NAME
minhash_cmp - uses MinHash & SpeedyFx to compare large text data
VERSION
version 0.014
SYNOPSIS
minhash_cmp [options] FILE1 FILE2
DESCRIPTION
MinHash (or the min-wise independent permutations locality sensitive hashing scheme) is a technique for quickly estimating how similar two sets are.
OPTIONS
- --help
-
This.
- --epsilon
-
Expected error value used to compute the number of different hash functions (default: 0.05).
- --k
-
Number of different hash functions to use (default: 400; overrides
--epsilon
). - --seed
-
Custom seed (integer).
- --bits
-
How many bits do represent one character. The default value, 8, sacrifices Unicode handling but is fast and low on memory footprint.
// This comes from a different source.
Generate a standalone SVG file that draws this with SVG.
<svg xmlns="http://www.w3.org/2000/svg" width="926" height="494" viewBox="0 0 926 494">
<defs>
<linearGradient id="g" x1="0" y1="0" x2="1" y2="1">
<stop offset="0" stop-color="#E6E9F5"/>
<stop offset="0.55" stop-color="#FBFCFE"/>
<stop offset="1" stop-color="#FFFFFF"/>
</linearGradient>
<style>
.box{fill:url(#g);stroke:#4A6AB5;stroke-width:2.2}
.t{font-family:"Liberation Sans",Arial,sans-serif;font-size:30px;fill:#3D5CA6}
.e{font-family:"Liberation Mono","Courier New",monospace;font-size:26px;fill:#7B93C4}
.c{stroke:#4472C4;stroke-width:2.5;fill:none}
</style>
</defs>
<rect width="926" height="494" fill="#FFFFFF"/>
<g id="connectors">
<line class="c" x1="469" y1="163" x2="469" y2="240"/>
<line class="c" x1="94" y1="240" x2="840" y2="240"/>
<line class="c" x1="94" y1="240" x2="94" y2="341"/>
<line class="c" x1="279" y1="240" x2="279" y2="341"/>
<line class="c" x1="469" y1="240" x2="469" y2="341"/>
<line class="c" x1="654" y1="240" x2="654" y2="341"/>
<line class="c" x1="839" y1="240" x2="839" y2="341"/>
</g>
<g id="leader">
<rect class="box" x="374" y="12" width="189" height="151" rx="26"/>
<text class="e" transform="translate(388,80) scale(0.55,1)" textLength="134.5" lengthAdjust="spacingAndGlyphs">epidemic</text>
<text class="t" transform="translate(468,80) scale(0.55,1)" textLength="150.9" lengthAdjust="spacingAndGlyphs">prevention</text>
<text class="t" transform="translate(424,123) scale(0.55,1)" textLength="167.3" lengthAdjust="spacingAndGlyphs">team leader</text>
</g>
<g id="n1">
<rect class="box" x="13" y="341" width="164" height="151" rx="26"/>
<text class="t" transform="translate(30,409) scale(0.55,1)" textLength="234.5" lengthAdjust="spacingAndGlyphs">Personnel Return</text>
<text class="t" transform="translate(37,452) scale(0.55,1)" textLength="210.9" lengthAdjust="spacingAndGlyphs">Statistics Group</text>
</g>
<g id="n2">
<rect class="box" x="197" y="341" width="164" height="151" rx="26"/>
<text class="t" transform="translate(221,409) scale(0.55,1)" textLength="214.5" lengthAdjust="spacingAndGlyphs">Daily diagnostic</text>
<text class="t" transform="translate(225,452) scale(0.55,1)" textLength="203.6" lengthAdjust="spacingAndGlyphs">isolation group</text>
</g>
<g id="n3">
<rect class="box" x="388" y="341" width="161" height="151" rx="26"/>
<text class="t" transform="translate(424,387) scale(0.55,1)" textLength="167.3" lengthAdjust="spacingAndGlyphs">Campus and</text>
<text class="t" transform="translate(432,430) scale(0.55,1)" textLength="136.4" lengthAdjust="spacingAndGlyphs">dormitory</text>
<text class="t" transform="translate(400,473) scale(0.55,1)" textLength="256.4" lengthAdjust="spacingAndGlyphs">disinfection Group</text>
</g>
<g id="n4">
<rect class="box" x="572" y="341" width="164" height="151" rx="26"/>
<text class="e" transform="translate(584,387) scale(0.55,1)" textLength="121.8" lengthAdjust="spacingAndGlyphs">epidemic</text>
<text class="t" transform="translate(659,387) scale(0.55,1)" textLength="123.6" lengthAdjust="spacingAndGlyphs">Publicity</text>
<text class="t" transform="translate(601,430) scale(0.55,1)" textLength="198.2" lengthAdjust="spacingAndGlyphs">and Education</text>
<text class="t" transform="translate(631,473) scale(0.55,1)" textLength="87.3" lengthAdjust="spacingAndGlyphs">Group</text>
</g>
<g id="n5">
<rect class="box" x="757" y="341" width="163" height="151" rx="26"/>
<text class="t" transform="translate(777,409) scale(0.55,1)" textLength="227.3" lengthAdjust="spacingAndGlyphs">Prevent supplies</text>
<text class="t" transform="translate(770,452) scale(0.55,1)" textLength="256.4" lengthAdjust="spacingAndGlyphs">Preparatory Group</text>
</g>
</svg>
The value of 18 encompasses Basic Multilingual, Supplementary Multilingual and Supplementary Ideographic planes.
CAVEATS
Under bits=18
setting, each initialized hash function consumes ~500KB.
SEE ALSO
AUTHOR
Stanislaw Pusep <stas@sysd.org>
COPYRIGHT AND LICENSE
This software is copyright (c) 2021 by Stanislaw Pusep.
This is free software; you can redistribute it and/or modify it under the same terms as the Perl 5 programming language system itself.